The entire solution shows the power of setting ${f(0)=1}$ instead of ${-1}$ because (3) will take some much more deplorable forms had we chosen ${f(0)=-1}$ to work with, so will be (4) — in my humble opinion. I am happy to be shown wrong and be presented a proof using ${f(0)=-1}$ as starting point — I have not yet tried, but it looks disastrous to me.

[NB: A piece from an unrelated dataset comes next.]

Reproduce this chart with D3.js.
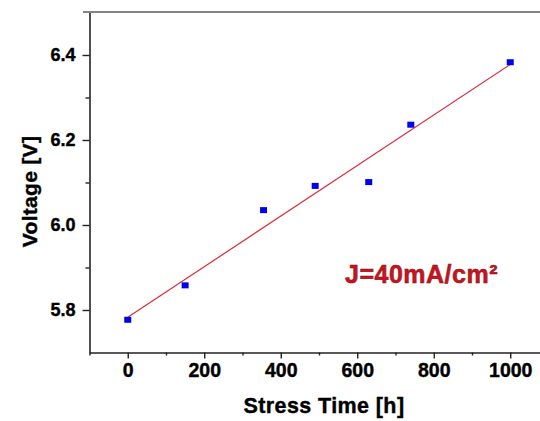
<!DOCTYPE html>
<html>
<head>
<meta charset="utf-8">
<script src="https://cdn.jsdelivr.net/npm/d3@7"></script>
<style>
  html, body { margin: 0; padding: 0; background: #fff; }
  svg { display: block; font-family: "Liberation Sans", Arial, sans-serif; }
</style>
</head>
<body>
<svg id="chart" width="540" height="421"></svg>
<script>
// Measured voltage during the stress test
const stressHours = [0, 150, 355, 490, 630, 740, 1000];
const voltage = [5.777, 5.858, 6.035, 6.092, 6.101, 6.236, 6.383];

// Axis ticks
const xMajorTicks = [0, 200, 400, 600, 800, 1000];
const xMinorTicks = [-100, 100, 300, 500, 700, 900, 1100];
const yMajorTicks = [5.8, 6.0, 6.2, 6.4];
const yMinorTicks = [5.9, 6.1, 6.3];

const annotation = "J=40mA/cm²";

const svg = d3.select("#chart");

const x = d3.scaleLinear().domain([-100, 1100]).range([89.5, 548.5]);
const y = d3.scaleLinear().domain([5.7, 6.5]).range([352.5, 12.5]);

// Least-squares linear fit of voltage vs. time
const mx = d3.mean(stressHours), my = d3.mean(voltage);
let sxy = 0, sxx = 0;
stressHours.forEach((t, i) => {
  sxy += (t - mx) * (voltage[i] - my);
  sxx += (t - mx) * (t - mx);
});
const slope = sxy / sxx;
const intercept = my - slope * mx;
const fitEnds = [d3.min(stressHours), d3.max(stressHours)];

// Top frame line
svg.append("line")
  .attr("x1", 83).attr("x2", 540)
  .attr("y1", 12).attr("y2", 12)
  .attr("stroke", "#5a5a5a").attr("stroke-width", 1.6);

// X axis: major and minor ticks
const xAxis = svg.append("g").attr("transform", `translate(0,${y.range()[0]})`)
  .call(d3.axisBottom(x).tickValues(xMajorTicks).tickFormat(d3.format("d"))
    .tickSize(6).tickPadding(5).tickSizeOuter(0));
svg.append("g").attr("transform", `translate(0,${y.range()[0]})`)
  .call(d3.axisBottom(x).tickValues(xMinorTicks).tickFormat("").tickSize(3).tickSizeOuter(0))
  .call(g => g.select(".domain").remove());

// Y axis: major and minor ticks
const yAxis = svg.append("g").attr("transform", `translate(${x.range()[0]},0)`)
  .call(d3.axisLeft(y).tickValues(yMajorTicks).tickFormat(d3.format(".1f"))
    .tickSize(7).tickPadding(7).tickSizeOuter(0));
svg.append("g").attr("transform", `translate(${x.range()[0]},0)`)
  .call(d3.axisLeft(y).tickValues(yMinorTicks).tickFormat("").tickSize(4).tickSizeOuter(0))
  .call(g => g.select(".domain").remove());

svg.selectAll(".domain").attr("stroke", "#222").attr("stroke-width", 1.6);
svg.selectAll(".tick line").attr("stroke", "#222").attr("stroke-width", 1.4);

xAxis.selectAll("text")
  .attr("font-size", 19.5).attr("font-weight", "bold")
  .attr("fill", "#000").attr("stroke", "#000").attr("stroke-width", 0.4);
yAxis.selectAll("text")
  .attr("font-size", 18).attr("font-weight", "bold")
  .attr("fill", "#000").attr("stroke", "#000").attr("stroke-width", 0.4);

// Axis titles
svg.append("text")
  .attr("x", 324).attr("y", 413)
  .attr("text-anchor", "middle")
  .attr("font-size", 21.5).attr("font-weight", "bold")
  .attr("letter-spacing", "0.4px")
  .attr("stroke", "#000").attr("stroke-width", 0.4)
  .text("Stress Time [h]");

svg.append("text")
  .attr("transform", "translate(37,191.5) rotate(-90)")
  .attr("text-anchor", "middle")
  .attr("font-size", 21).attr("font-weight", "bold")
  .attr("letter-spacing", "0.3px")
  .attr("stroke", "#000").attr("stroke-width", 0.4)
  .text("Voltage [V]");

// Linear fit line
svg.append("line")
  .attr("x1", x(fitEnds[0])).attr("y1", y(intercept + slope * fitEnds[0]))
  .attr("x2", x(fitEnds[1])).attr("y2", y(intercept + slope * fitEnds[1]))
  .attr("stroke", "#dd2a3a").attr("stroke-width", 1.2);

// Data markers
svg.append("g").selectAll("rect")
  .data(stressHours.map((t, i) => [t, voltage[i]]))
  .join("rect")
  .attr("x", d => x(d[0]) - 3.5)
  .attr("y", d => y(d[1]) - 3)
  .attr("width", 7).attr("height", 6)
  .attr("fill", "#0000ee");

// Current density annotation
svg.append("text")
  .attr("x", 345).attr("y", 283)
  .attr("font-size", 25).attr("font-weight", "bold")
  .attr("letter-spacing", "0.5px")
  .attr("fill", "#c8141e")
  .attr("stroke", "#8a0a10").attr("stroke-width", 0.5)
  .text(annotation);
</script>
</body>
</html>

OP was surprised to see that the key to the solution is injectivity really. The equation looks nothing like something for which injectivity would be a step towards solution — no naked variable anywhere. The point that ${1}$ is the only root to ${f(x)=0}$ must be made for it is the essential cornerstone of any effort towards injectivity.

One might be tempted to use analysis, but I personally do not believe that analysis will be helpful. Analysis required inequality whereas this problem only gives equality that is difficult to be transformed into inequalities.